> TO DO
Pick out the lines below with "matplotlib" and list them.
>> Start TASK INPUT
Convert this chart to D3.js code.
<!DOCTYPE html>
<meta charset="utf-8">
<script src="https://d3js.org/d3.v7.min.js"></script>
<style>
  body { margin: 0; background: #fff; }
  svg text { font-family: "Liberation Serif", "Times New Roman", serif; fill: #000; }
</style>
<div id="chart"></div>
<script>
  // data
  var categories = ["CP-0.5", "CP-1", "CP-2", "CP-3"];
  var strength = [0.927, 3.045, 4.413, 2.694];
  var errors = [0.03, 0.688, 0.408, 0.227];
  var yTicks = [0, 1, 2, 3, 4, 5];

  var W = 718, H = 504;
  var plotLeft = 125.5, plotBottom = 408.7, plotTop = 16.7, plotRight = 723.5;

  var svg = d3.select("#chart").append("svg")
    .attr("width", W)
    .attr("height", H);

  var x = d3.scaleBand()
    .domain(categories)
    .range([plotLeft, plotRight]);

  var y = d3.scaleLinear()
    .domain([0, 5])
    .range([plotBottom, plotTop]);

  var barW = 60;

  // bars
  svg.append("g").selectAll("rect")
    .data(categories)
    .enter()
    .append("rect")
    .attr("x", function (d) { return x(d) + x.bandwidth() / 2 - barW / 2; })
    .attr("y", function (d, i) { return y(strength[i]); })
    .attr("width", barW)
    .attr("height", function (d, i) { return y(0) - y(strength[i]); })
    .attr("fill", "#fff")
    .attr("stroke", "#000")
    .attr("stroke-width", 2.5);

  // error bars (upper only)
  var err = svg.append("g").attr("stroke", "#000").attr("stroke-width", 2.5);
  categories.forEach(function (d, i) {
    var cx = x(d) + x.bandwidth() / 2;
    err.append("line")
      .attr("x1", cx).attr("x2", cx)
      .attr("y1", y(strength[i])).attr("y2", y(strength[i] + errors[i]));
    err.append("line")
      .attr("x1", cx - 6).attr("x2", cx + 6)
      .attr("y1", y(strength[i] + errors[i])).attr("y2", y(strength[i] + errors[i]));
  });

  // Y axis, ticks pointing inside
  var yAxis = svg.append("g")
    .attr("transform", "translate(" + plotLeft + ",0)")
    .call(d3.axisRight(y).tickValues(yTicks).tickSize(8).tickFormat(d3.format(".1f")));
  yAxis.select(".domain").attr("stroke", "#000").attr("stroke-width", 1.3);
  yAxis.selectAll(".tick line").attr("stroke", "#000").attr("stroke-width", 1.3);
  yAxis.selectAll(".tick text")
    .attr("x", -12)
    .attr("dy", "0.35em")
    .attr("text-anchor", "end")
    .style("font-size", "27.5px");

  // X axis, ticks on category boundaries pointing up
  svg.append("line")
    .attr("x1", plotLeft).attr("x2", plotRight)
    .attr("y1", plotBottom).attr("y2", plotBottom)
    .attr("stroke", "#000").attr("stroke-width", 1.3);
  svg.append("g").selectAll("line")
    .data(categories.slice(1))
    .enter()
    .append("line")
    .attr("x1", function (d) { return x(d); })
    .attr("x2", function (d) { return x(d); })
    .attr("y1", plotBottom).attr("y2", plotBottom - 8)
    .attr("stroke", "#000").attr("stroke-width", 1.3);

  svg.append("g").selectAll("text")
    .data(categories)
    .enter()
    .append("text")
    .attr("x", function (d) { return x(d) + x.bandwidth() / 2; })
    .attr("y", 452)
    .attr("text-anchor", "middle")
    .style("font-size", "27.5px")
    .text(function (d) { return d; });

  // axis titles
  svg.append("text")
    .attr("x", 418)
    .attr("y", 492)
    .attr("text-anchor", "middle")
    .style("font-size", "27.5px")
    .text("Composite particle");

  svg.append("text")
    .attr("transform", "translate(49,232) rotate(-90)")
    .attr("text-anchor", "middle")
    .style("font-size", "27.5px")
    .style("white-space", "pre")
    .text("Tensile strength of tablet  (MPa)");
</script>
>> End TASK INPUT
>> Start TASK INPUT
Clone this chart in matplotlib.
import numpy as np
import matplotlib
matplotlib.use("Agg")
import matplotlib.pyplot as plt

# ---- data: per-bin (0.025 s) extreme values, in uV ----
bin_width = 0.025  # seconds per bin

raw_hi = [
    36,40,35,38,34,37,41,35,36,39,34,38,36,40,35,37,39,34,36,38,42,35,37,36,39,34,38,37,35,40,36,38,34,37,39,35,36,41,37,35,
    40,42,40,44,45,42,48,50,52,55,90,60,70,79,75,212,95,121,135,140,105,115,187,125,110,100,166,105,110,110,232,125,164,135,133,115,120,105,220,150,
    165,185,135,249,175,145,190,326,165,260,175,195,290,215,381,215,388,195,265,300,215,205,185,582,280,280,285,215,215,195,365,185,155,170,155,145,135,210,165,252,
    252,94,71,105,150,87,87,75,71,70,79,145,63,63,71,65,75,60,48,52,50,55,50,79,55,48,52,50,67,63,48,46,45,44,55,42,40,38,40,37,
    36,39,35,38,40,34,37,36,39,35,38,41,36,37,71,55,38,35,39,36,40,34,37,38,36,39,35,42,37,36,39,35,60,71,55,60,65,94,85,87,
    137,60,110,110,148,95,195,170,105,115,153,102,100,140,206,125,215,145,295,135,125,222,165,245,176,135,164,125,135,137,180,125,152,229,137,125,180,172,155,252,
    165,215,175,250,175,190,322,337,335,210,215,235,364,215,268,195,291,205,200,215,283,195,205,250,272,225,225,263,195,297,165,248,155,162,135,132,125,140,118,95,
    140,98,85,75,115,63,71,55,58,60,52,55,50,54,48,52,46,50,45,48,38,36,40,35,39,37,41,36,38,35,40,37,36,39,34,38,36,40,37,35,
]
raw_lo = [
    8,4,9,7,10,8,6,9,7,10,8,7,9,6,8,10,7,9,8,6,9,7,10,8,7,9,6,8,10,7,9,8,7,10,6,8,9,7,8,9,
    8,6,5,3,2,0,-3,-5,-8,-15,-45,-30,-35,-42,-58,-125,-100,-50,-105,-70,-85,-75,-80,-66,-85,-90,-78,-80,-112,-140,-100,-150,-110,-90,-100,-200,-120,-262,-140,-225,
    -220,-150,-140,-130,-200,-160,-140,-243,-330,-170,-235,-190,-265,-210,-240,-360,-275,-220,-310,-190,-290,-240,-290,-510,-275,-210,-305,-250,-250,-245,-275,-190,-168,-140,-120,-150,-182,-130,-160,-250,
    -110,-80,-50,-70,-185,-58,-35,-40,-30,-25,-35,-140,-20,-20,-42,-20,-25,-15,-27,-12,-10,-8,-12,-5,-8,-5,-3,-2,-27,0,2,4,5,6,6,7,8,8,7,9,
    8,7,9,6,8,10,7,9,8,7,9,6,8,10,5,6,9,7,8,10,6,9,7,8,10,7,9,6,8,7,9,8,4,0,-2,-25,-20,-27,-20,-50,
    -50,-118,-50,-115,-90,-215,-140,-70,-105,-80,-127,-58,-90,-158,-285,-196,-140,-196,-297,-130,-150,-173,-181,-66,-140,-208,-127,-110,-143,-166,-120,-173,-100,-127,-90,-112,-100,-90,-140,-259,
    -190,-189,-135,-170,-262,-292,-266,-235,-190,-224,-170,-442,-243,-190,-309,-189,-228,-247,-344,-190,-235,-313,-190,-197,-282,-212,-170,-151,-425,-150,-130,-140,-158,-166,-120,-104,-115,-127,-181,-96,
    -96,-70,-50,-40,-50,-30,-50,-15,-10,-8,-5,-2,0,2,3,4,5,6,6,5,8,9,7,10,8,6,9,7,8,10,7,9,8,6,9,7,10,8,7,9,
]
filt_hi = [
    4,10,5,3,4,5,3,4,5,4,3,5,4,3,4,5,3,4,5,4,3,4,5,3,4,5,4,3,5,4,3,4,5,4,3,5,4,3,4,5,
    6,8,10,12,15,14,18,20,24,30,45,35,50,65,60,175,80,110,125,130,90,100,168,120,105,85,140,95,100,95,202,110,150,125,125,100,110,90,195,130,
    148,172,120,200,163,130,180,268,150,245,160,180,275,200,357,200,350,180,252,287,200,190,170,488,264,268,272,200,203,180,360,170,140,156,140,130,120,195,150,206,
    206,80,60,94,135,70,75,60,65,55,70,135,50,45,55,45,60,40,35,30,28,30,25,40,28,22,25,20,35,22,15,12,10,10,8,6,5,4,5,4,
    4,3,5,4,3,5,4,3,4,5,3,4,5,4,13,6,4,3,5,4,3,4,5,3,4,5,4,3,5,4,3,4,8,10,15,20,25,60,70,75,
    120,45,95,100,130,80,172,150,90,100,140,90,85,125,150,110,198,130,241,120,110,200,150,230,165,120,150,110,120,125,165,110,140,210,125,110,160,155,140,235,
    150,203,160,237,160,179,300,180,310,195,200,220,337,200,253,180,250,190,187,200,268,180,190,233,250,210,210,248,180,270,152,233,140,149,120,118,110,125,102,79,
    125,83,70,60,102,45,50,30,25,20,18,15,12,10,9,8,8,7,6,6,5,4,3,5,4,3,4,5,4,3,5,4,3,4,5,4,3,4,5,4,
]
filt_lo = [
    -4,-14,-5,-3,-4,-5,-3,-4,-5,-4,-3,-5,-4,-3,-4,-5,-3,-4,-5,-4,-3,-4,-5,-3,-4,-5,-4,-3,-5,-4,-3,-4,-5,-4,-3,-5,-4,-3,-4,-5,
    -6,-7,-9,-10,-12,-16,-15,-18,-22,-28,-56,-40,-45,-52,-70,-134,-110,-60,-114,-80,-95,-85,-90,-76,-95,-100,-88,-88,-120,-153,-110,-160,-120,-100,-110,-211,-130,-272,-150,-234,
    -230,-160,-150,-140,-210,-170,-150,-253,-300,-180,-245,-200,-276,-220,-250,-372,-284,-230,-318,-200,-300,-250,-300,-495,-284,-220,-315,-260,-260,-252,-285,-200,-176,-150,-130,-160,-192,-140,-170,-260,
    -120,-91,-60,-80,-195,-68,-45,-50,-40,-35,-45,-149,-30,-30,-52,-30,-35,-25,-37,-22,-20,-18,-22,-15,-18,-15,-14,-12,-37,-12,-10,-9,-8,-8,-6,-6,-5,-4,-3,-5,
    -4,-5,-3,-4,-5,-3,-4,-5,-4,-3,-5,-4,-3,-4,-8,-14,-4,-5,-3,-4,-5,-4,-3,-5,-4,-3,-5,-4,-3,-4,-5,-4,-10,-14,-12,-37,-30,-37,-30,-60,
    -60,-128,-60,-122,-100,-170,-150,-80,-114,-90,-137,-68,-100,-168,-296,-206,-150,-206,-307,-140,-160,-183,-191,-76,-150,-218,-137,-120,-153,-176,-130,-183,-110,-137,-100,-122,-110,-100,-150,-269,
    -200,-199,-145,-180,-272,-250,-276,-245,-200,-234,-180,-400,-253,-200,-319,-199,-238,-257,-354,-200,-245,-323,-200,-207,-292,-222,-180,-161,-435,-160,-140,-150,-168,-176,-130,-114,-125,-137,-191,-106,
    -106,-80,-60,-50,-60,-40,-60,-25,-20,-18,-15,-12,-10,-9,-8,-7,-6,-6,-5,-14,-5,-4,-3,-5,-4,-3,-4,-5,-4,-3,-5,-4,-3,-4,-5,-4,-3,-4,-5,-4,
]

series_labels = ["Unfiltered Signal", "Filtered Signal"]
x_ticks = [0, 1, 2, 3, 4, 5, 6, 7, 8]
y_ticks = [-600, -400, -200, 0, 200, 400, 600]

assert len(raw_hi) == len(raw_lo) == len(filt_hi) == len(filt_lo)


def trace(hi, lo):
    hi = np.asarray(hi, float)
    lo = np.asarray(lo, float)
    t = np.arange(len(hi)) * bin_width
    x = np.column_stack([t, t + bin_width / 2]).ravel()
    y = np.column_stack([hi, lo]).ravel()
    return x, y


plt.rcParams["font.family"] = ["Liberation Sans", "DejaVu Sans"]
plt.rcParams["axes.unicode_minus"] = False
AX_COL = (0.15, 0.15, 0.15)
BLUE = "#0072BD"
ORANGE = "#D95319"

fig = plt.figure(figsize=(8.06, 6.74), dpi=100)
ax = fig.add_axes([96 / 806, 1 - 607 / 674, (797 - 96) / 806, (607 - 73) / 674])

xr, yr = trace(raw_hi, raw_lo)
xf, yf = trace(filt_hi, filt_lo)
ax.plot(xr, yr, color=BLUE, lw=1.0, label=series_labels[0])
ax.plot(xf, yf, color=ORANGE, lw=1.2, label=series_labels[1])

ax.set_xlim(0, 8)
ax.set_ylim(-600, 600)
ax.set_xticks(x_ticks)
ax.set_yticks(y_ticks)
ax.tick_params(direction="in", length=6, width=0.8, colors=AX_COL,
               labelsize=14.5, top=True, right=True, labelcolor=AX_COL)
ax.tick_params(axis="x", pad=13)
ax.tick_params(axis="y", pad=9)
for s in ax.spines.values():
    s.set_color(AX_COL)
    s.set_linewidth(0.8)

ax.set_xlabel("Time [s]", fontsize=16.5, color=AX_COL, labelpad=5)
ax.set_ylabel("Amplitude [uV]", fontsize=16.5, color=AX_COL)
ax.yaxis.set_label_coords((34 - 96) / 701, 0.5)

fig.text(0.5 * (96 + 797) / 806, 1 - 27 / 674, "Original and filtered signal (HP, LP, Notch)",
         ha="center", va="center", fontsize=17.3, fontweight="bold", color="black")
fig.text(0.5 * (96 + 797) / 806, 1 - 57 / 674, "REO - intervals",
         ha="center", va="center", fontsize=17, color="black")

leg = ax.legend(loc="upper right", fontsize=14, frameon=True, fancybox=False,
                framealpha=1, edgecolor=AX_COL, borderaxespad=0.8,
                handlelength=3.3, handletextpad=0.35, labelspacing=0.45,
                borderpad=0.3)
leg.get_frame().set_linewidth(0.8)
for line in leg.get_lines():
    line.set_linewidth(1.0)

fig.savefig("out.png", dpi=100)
>> End TASK INPUT
>> Start TASK INPUT
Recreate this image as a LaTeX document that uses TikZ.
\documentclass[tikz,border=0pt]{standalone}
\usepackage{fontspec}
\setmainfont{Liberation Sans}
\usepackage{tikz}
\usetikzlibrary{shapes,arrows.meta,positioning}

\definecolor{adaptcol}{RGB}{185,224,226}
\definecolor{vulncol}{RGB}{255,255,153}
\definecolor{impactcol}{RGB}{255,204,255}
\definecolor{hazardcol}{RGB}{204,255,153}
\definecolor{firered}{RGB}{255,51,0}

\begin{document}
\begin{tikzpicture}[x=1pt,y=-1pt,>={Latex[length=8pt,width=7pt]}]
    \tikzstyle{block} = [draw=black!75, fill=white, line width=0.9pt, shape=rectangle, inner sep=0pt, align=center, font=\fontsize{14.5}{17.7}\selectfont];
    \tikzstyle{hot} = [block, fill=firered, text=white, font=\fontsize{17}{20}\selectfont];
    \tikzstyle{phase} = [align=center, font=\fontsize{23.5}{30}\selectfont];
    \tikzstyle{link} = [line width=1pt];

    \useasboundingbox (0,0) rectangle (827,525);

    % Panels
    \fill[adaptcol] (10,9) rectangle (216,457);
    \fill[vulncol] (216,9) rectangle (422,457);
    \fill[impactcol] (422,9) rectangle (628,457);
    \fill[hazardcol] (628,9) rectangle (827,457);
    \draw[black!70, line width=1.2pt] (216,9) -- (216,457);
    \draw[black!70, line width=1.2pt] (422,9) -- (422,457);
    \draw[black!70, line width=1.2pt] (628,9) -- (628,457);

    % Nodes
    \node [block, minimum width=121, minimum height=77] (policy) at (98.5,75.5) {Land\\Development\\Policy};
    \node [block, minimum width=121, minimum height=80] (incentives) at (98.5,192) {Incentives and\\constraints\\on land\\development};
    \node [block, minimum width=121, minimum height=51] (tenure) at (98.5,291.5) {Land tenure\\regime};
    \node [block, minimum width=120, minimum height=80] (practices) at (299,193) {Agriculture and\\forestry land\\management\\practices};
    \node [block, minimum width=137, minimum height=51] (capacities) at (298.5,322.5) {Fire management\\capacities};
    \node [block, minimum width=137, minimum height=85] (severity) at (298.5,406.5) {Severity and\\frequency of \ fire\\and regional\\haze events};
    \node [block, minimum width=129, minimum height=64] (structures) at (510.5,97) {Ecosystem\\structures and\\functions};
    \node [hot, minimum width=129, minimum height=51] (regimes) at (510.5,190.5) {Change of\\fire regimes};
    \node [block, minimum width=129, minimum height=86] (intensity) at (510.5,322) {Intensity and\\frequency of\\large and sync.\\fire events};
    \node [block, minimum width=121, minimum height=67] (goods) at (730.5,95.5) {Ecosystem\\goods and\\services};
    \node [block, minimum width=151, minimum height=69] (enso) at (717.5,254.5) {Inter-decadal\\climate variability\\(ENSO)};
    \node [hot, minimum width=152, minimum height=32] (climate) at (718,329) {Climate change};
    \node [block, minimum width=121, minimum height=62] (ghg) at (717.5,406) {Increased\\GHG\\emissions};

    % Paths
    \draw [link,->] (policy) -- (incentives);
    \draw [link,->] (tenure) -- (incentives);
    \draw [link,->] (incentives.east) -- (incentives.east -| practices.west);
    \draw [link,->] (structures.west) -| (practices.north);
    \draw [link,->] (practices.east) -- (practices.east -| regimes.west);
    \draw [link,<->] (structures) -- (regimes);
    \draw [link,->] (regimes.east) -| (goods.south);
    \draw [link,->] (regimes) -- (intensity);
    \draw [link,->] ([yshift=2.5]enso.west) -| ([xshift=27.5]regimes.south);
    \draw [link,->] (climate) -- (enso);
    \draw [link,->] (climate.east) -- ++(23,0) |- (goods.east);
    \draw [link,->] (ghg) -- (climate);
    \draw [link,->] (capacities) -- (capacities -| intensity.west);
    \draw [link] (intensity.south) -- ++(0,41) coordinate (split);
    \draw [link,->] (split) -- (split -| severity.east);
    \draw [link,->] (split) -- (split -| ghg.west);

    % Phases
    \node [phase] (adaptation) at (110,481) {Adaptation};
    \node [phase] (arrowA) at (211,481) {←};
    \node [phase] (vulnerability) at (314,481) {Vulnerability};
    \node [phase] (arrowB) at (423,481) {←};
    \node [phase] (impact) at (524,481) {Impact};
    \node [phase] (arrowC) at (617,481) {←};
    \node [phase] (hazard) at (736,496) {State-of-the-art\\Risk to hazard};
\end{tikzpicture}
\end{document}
>> End TASK INPUT
> RESULT
Clone this chart in matplotlib.
import matplotlib
matplotlib.use("Agg")
import matplotlib.pyplot as plt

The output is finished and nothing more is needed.